The tight labor market, in combination with a multitude of technical developments, is leading to possible alternatives to the traditional working day, and is forcing companies to look at work differently. Social innovation is about renewing the labor process, with as goal the increase of productivity and participation . Social innovation revolves around, amongst other things, working more intelligently, and assigning and organizing work differently. The era that all employees come to the office and spend the day together from 9 to 5 in the same place lies behind us, but only a handful of organizations are actively promoting this change.
In the IT-branch it is already common place to work in virtual teams, split up an assignment and contribute to it from all over the world, so that an assignment is being worked on 24/7. Even though this is not a viable option for all sectors, the way work is being assigned is becoming more flexible and more project-based.
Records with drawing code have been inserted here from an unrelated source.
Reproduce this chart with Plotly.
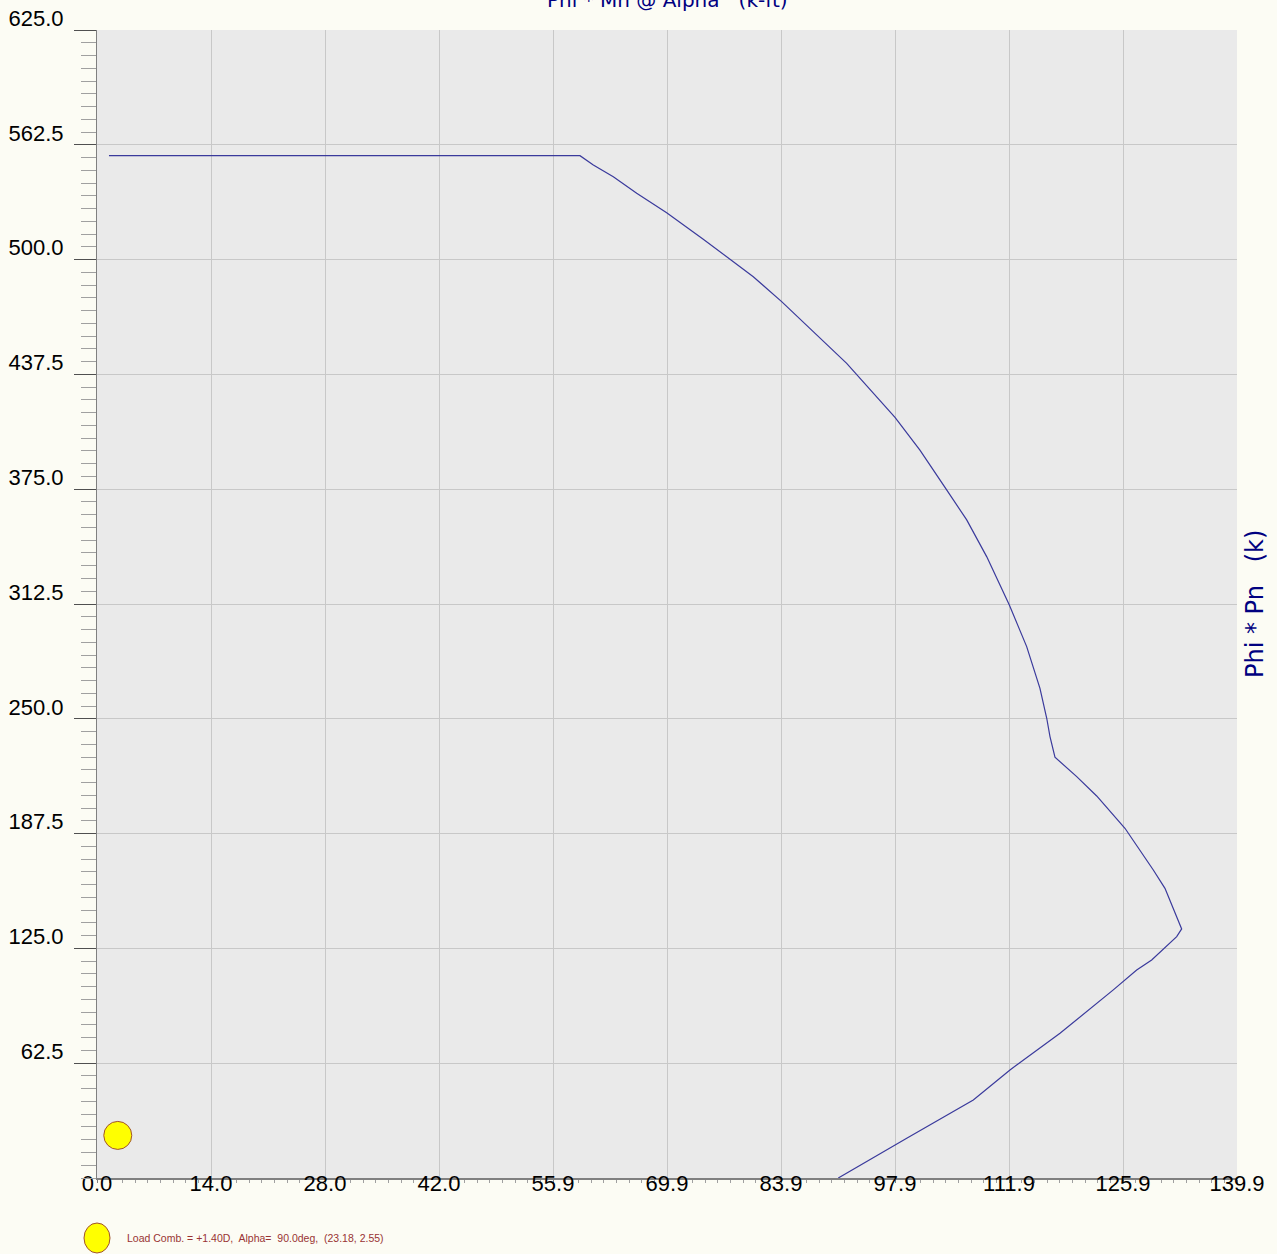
import plotly.graph_objects as go

# ---- data ----
mn_values = [1.47, 59.27, 60.91, 63.36, 66.23, 69.91, 74.40, 77.28, 80.54, 84.02,
             87.90, 92.00, 97.93, 100.99, 104.27, 106.73, 109.18, 111.96, 114.09,
             115.72, 116.55, 116.95, 117.56, 120.23, 122.68, 126.15, 129.63, 131.06,
             133.11, 132.50, 129.43, 127.59, 124.72, 118.18, 112.04, 107.54, 99.37, 90.97]
pn_values = [556.6, 556.6, 551.5, 545.1, 536.1, 525.5, 511.1, 501.6, 490.7, 477.1,
             460.8, 443.5, 414.1, 396.3, 374.6, 358.3, 338.3, 312.0, 289.3,
             266.6, 250.3, 240.3, 229.1, 218.5, 208.0, 190.4, 167.7, 157.7,
             135.6, 131.4, 118.7, 113.2, 102.4, 78.8, 58.8, 42.5, 21.6, 0.0]

load_m = [2.55]
load_p = [23.18]

x_tick_vals = [0.0, 13.99, 27.98, 41.97, 55.96, 69.95, 83.94, 97.93, 111.92, 125.91, 139.9]
x_tick_text = ["0.0", "14.0", "28.0", "42.0", "55.9", "69.9", "83.9", "97.9", "111.9", "125.9", "139.9"]
y_tick_vals = [62.5, 125.0, 187.5, 250.0, 312.5, 375.0, 437.5, 500.0, 562.5, 625.0]
y_tick_text = ["62.5", "125.0", "187.5", "250.0", "312.5", "375.0", "437.5", "500.0", "562.5", "625.0"]

title_text = "Phi * Mn @ Alpha   (k-ft)"
ytitle_text = "Phi * Pn   (k)"
legend_text = "Load Comb. = +1.40D,  Alpha=  90.0deg,  (23.18, 2.55)"

NAVY = "#000080"
TICKFONT = dict(family="Liberation Sans, Arial", size=22, color="#000000")

fig = go.Figure()
fig.add_trace(go.Scatter(x=mn_values, y=pn_values, mode="lines",
                         line=dict(color="#3a3a9c", width=1.2),
                         hoverinfo="skip", showlegend=False))
fig.add_trace(go.Scatter(x=load_m, y=load_p, mode="markers",
                         marker=dict(size=28, color="#FFFF00",
                                     line=dict(color="#A0522D", width=1)),
                         showlegend=False))

fig.update_layout(
    width=1277, height=1254,
    margin=dict(l=97, r=40, t=30, b=76, pad=0, autoexpand=False),
    paper_bgcolor="#FCFCF4",
    plot_bgcolor="#EAEAEA",
    showlegend=False,
)

fig.update_xaxes(
    range=[0, 139.9], tickmode="array", tickvals=x_tick_vals, ticktext=x_tick_text,
    tickfont=TICKFONT, showgrid=True, gridcolor="#C8C8C8", gridwidth=1,
    zeroline=False, showline=True, linecolor="#808080", linewidth=2,
    ticks="outside", ticklen=3, tickcolor="#808080",
    ticklabelstandoff=-18, automargin=False,
    minor=dict(dtick=13.99 / 9, tick0=0, ticks="outside", ticklen=3,
               tickcolor="#A0A0A0", showgrid=False),
)
fig.update_yaxes(
    range=[0, 625], tickmode="array", tickvals=y_tick_vals, ticktext=y_tick_text,
    tickfont=TICKFONT, showgrid=True, gridcolor="#C8C8C8", gridwidth=1,
    zeroline=False, showline=True, linecolor="#808080", linewidth=1,
    ticks="outside", ticklen=22, tickcolor="#505050",
    ticklabelshift=-12, ticklabelstandoff=6, automargin=False,
    minor=dict(dtick=62.5 / 9, tick0=0, ticks="outside", ticklen=15,
               tickcolor="#A0A0A0", showgrid=False),
)

# title (cut off at the top like the reference)
fig.add_annotation(text=title_text, xref="paper", yref="paper", x=0.5, y=1,
                   xanchor="center", yanchor="bottom", yshift=16, showarrow=False,
                   font=dict(family="DejaVu Sans", size=20, color=NAVY))
# right-hand axis title
fig.add_annotation(text=ytitle_text, xref="paper", yref="paper", x=1, y=0.5,
                   xanchor="left", yanchor="middle", xshift=2, textangle=-90,
                   showarrow=False,
                   font=dict(family="DejaVu Sans", size=24, color=NAVY))
# legend entry
legend_y = -60 / 1148
fig.add_shape(type="circle", xref="paper", yref="paper",
              xsizemode="pixel", ysizemode="pixel", xanchor=0, yanchor=legend_y,
              x0=-13, x1=13, y0=-15, y1=15,
              fillcolor="#FFFF00", line=dict(color="#A0522D", width=1))
fig.add_annotation(text=legend_text, xref="paper", yref="paper", x=0, y=legend_y,
                   xanchor="left", yanchor="middle", xshift=28, showarrow=False,
                   font=dict(family="Liberation Sans, Arial", size=10.5, color="#993333"))

fig.write_html("out.html", config={"displayModeBar": False},
               post_script="document.body.style.margin='0px';document.body.style.overflow='hidden';")
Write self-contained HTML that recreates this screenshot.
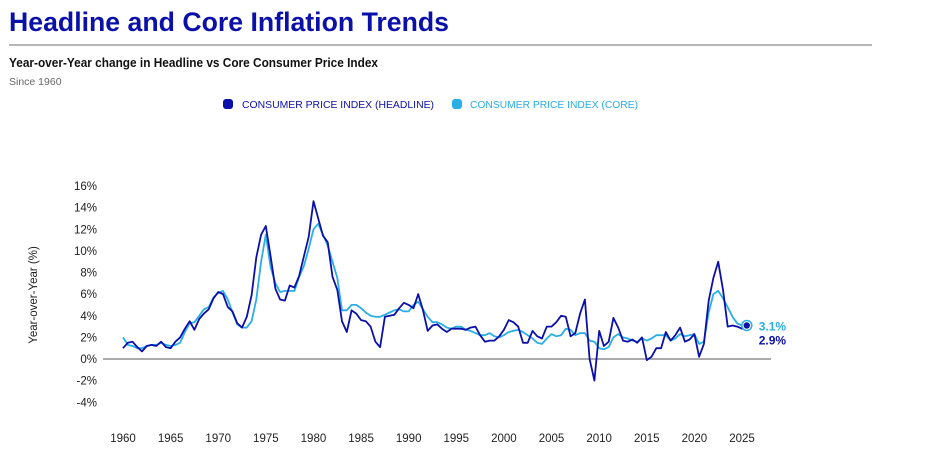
<!DOCTYPE html>
<html><head><meta charset="utf-8"><style>
html,body{margin:0;padding:0;background:#fff;}
svg{display:block;font-family:"Liberation Sans",sans-serif;}
</style></head><body>
<svg id="c" width="934" height="467" viewBox="0 0 934 467">
<text x="9" y="31" font-size="27" font-weight="bold" fill="#0b10a8" textLength="440" lengthAdjust="spacingAndGlyphs">Headline and Core Inflation Trends</text>
<line x1="9" y1="45" x2="872" y2="45" stroke="#8a8a8a" stroke-width="1.2"/>
<text x="9" y="67" font-size="12.5" font-weight="bold" fill="#111" textLength="369" lengthAdjust="spacingAndGlyphs">Year-over-Year change in Headline vs Core Consumer Price Index</text>
<text x="9" y="85" font-size="10.5" fill="#666">Since 1960</text>
<g>
<g><rect x="223" y="99" width="10" height="10" rx="3" fill="#0b10a8"/><text x="242" y="108" font-size="10.5" fill="#0b10a8" textLength="192" lengthAdjust="spacingAndGlyphs">CONSUMER PRICE INDEX (HEADLINE)</text></g>
<g><rect x="452" y="99" width="10" height="10" rx="3" fill="#2aaee6"/><text x="470" y="108" font-size="10.5" fill="#2aaee6" textLength="168" lengthAdjust="spacingAndGlyphs">CONSUMER PRICE INDEX (CORE)</text></g>
</g>
<text transform="translate(37,295) rotate(-90)" text-anchor="middle" font-size="11.5" fill="#222">Year-over-Year (%)</text>
<g id="yt"></g>
<g id="xt"></g>
<g id="plot"></g>
</svg>
<script>
const startYear = 1960;
const yTicks = [16,14,12,10,8,6,4,2,0,-2,-4];
const xTicks = [1960,1965,1970,1975,1980,1985,1990,1995,2000,2005,2010,2015,2020,2025];
const headline = [1.0,1.5,1.6,1.1,0.7,1.2,1.3,1.2,1.6,1.1,1.0,1.6,2.0,2.8,3.5,2.7,3.7,4.2,4.6,5.6,6.2,6.0,4.8,4.4,3.3,2.9,3.9,5.9,9.4,11.5,12.3,9.5,6.5,5.5,5.4,6.8,6.6,7.7,9.5,11.3,14.6,13.0,11.4,10.8,7.6,6.4,3.5,2.5,4.5,4.2,3.6,3.5,3.0,1.6,1.1,3.9,4.0,4.1,4.7,5.2,5.0,4.7,6.0,4.5,2.6,3.1,3.2,2.8,2.5,2.8,2.8,2.8,2.7,2.9,3.0,2.2,1.6,1.7,1.7,2.1,2.7,3.6,3.4,3.0,1.5,1.5,2.6,2.1,1.9,3.0,3.0,3.4,4.0,3.9,2.1,2.4,4.2,5.5,0.0,-2.0,2.6,1.2,1.6,3.8,2.9,1.7,1.6,1.8,1.5,2.0,-0.1,0.2,1.0,1.0,2.5,1.7,2.2,2.9,1.6,1.8,2.3,0.2,1.4,5.4,7.5,9.0,6.4,3.0,3.1,3.0,2.8,2.9];
const core = [2.0,1.3,1.2,1.0,1.0,1.2,1.3,1.3,1.5,1.3,1.2,1.3,1.5,2.5,3.3,3.4,4.0,4.6,4.8,5.7,6.1,6.3,5.5,4.3,3.2,2.9,2.9,3.5,5.5,9.0,11.5,8.5,7.0,6.2,6.3,6.3,6.3,7.6,8.6,10.2,12.0,12.5,11.5,10.5,9.0,7.5,4.5,4.5,5.0,5.0,4.7,4.3,4.0,3.9,3.9,4.1,4.3,4.5,4.6,4.4,4.4,5.0,5.3,4.6,3.9,3.4,3.4,3.2,2.9,2.8,3.0,3.0,2.7,2.6,2.4,2.2,2.2,2.4,2.1,2.0,2.2,2.5,2.6,2.7,2.5,2.2,1.9,1.5,1.4,1.9,2.3,2.1,2.2,2.8,2.7,2.2,2.4,2.4,1.7,1.6,1.0,0.9,1.1,2.0,2.3,2.0,1.9,1.7,1.6,1.9,1.7,1.9,2.2,2.2,2.2,1.7,1.9,2.3,2.1,2.2,2.3,1.4,1.6,4.3,6.0,6.3,5.6,4.8,3.9,3.3,3.1,3.1];
const NS='http://www.w3.org/2000/svg';
function X(yr){return 123+(yr-1960)*(742-123)/65;}
function Y(v){return 359-v*(359-186)/16;}
function mk(tag,attrs,parent,txt){const e=document.createElementNS(NS,tag);for(const k in attrs)e.setAttribute(k,attrs[k]);if(txt!==undefined)e.textContent=txt;parent.appendChild(e);return e;}
const yt=document.getElementById('yt'),xt=document.getElementById('xt'),plot=document.getElementById('plot');
yTicks.forEach(v=>{const t=mk('text',{x:97,y:Y(v)+4,'text-anchor':'end','font-size':11.5,fill:'#222'},yt,v+'%');

});
xTicks.forEach(v=>{const t=mk('text',{x:X(v),y:442,'text-anchor':'middle','font-size':11.5,fill:'#222'},xt,String(v));

});
const zl=mk('line',{x1:103,x2:771,y1:Y(0),y2:Y(0),stroke:'#555','stroke-width':1},plot);


function path(arr){return arr.map((v,i)=>(i?'L':'M')+X(startYear+i*0.5).toFixed(1)+','+Y(v).toFixed(1)).join('');}
const pc=mk('path',{d:path(core),fill:'none',stroke:'#2aaee6','stroke-width':1.8,'stroke-linejoin':'round'},plot);


const ph=mk('path',{d:path(headline),fill:'none',stroke:'#0b10a8','stroke-width':1.8,'stroke-linejoin':'round'},plot);


const li=headline.length-1, lx=X(startYear+li*0.5);
const dc=mk('circle',{cx:lx,cy:Y(core[li]),r:5,fill:'#fff',stroke:'#2aaee6','stroke-width':1.5},plot);


const dh=mk('circle',{cx:lx,cy:Y(core[li]),r:3.2,fill:'#0b10a8'},plot);


const l1=mk('text',{x:lx+12,y:Y(core[li])+5,'font-size':12,'font-weight':'bold',fill:'#2aaee6'},plot,core[li].toFixed(1)+'%');


const l2=mk('text',{x:lx+12,y:Y(core[li])+19,'font-size':12,'font-weight':'bold',fill:'#0b10a8'},plot,headline[li].toFixed(1)+'%');


</script>
</body></html>
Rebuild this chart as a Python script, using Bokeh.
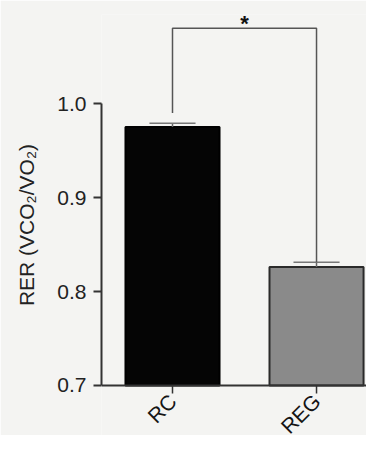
import math
from bokeh.plotting import figure
from bokeh.models import FixedTicker, Range1d
from bokeh.core.properties import value
from bokeh.embed import file_html
from bokeh.resources import INLINE

# data
groups = ["RC", "REG"]
x_pos = [1, 2]
means = [0.975, 0.826]
errors = [0.004, 0.005]
y_ticks = [0.7, 0.8, 0.9, 1.0]
tick_labels = ["0.7", "0.8", "0.9", "1.0"]
bar_colors = ["#050505", "#8a8a8a"]
bar_lines = ["#000000", "#2a2a2a"]
sig_y = 1.08
sig_label = "*"
base = 0.7

BG = "#f4f4f2"
AX = "#333333"
FONT = "Liberation Sans"

W, H = 366, 435
LEFT, TOP = 101, 14
Y0, Y1 = 0.6468, 1.0947
X0, X1 = 0.507, 2.347

p = figure(width=W, height=H, output_backend="svg", toolbar_location=None,
           x_range=Range1d(X0, X1), y_range=Range1d(Y0, Y1),
           min_border_left=LEFT, min_border_right=0, min_border_top=TOP, min_border_bottom=0)
p.background_fill_color = BG
p.border_fill_color = BG
p.outline_line_color = None
p.grid.visible = False

# pixel -> data helper for short tick marks
px_per_y = (H - TOP) / (Y1 - Y0)
tick_len = 8 / px_per_y

# bars
bar_w = 0.653
p.vbar(x=x_pos, top=means, bottom=base, width=bar_w, fill_color=bar_colors,
       line_color=bar_lines, line_width=2)

# error bars
cap = 0.32
tops = [m + e for m, e in zip(means, errors)]
p.segment(x0=x_pos, y0=means, x1=x_pos, y1=tops, line_color="#666666", line_width=1.5)
p.segment(x0=[x - cap / 2 for x in x_pos], y0=tops, x1=[x + cap / 2 for x in x_pos], y1=tops,
          line_color="#777777", line_width=1.5)

# significance bracket
p.line(x=[x_pos[0], x_pos[0], x_pos[1], x_pos[1]],
       y=[tops[0] + 0.011, sig_y, sig_y, tops[1]], line_color="#555555", line_width=1.5)
p.text(x=[(x_pos[0] + x_pos[1]) / 2], y=[sig_y + 0.005], text=[sig_label], text_align="center",
       text_baseline="alphabetic", text_font=value(FONT), text_font_size="22px",
       text_color="#111111", text_font_style="bold")

# x axis drawn at the baseline (line, ticks, rotated category labels)
p.segment(x0=[X0], y0=[base], x1=[X1], y1=[base], line_color=AX, line_width=2)
p.segment(x0=x_pos, y0=[base] * len(x_pos), x1=x_pos, y1=[base - tick_len] * len(x_pos),
          line_color=AX, line_width=1.5)
p.text(x=x_pos, y=[base] * len(x_pos), text=groups, angle=math.pi / 4,
       text_align="right", text_baseline="top", x_offset=-8, y_offset=4,
       text_font=value(FONT), text_font_size="21px", text_color="#151515")
p.xaxis.visible = False

# y axis
ya = p.yaxis[0]
ya.ticker = FixedTicker(ticks=y_ticks)
ya.major_label_overrides = {t: l for t, l in zip(y_ticks, tick_labels)}
ya.bounds = (0.7, 1.0)
ya.axis_label = "RER (VCO\u2082/VO\u2082)"
ya.axis_label_text_font = FONT
ya.axis_label_text_font_size = "21px"
ya.axis_label_text_font_style = "normal"
ya.axis_label_text_color = "#222222"
ya.axis_label_standoff = 16
ya.major_label_text_font = FONT
ya.major_label_text_font_size = "21px"
ya.major_label_text_color = "#222222"
ya.major_label_standoff = 7
ya.axis_line_color = AX
ya.axis_line_width = 2
ya.major_tick_line_color = AX
ya.major_tick_line_width = 2
ya.major_tick_out = 8
ya.major_tick_in = 0
ya.minor_tick_line_color = None

open("out.html", "w").write(file_html(p, INLINE))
The company appeals to the knowledge that they need at a particular moment. Because the knowledge is with the employee, and the employee can choose, he or she will be less tempted to opt for a traditional manner of work, and is more likely to associate him or herself with the company only for the duration of a project.
FLEXIBLE TIME AND PLACE
The decreasing mobility and ageing of the population are putting pressure on the availability of talent and ensure that companies are speedily looking for alternative solutions (working from home, flexible work-times, policies that take into account the personal situation of the employee) to commit talent to the company. We can conclude an interesting paradox: on one side, the employees are demanding a better balance between their working and their private life, and on the other, their private and working lives are becoming increasingly entwined, as people are working from home at times that are most convenient for them. Social innovation is also leading towards a flexible attitude towards work: we observe an increase in flexible contracts, temporary contracts, mother/father contracts and flexible employment conditions. More experienced employees are switching to freelance work, or are working on assignments towards a final result, where employees can determine themselves (within reason) the time and place of work, as long as results are produced at a certain time. Organizations are also introducing employment contracts of fixed length (e.g. three years), where the employability of the worker is looked at very closely before an extension of the contract is offered.
RESPONSIBILITY OF HR
Social innovation demands a change in the way both management and the employee work, and emphasizes the need for a new form of guidance of (both permanent and flexible) employees during the process of working towards an end result, instead of daily guidance. HR has to take a leading role in organizing this change and establishing this new way of working. For example, how do you evaluate employees if they are working towards a result? HR has the responsibility of equipping managers with the answers to questions such as these. This is, after all, a new way of working for the managers, too.
More than before, HR must involve itself with the strategy of the company, and will have to turn these choices into a viable policy. HR will have to initiate the discussion on how this changes relationships within the company, and how this affects contractual terms and conditions. Which abilities do you only employ on a project-basis? What is an acceptable relationship between flexible and fixed contracts for the company? To what extent can one individualize the contractual conditions? To avoid conflicts, HR must come to clear statements when determining who belongs to the core of the organization, who belongs to the network, and who is separate. It is the responsibility of HR to not implement social innovation as a reaction to problems, but as a new possibility where both the employee and the employer can be challenged to innovate as part of a mature working relationship in an attempt to increase productivity.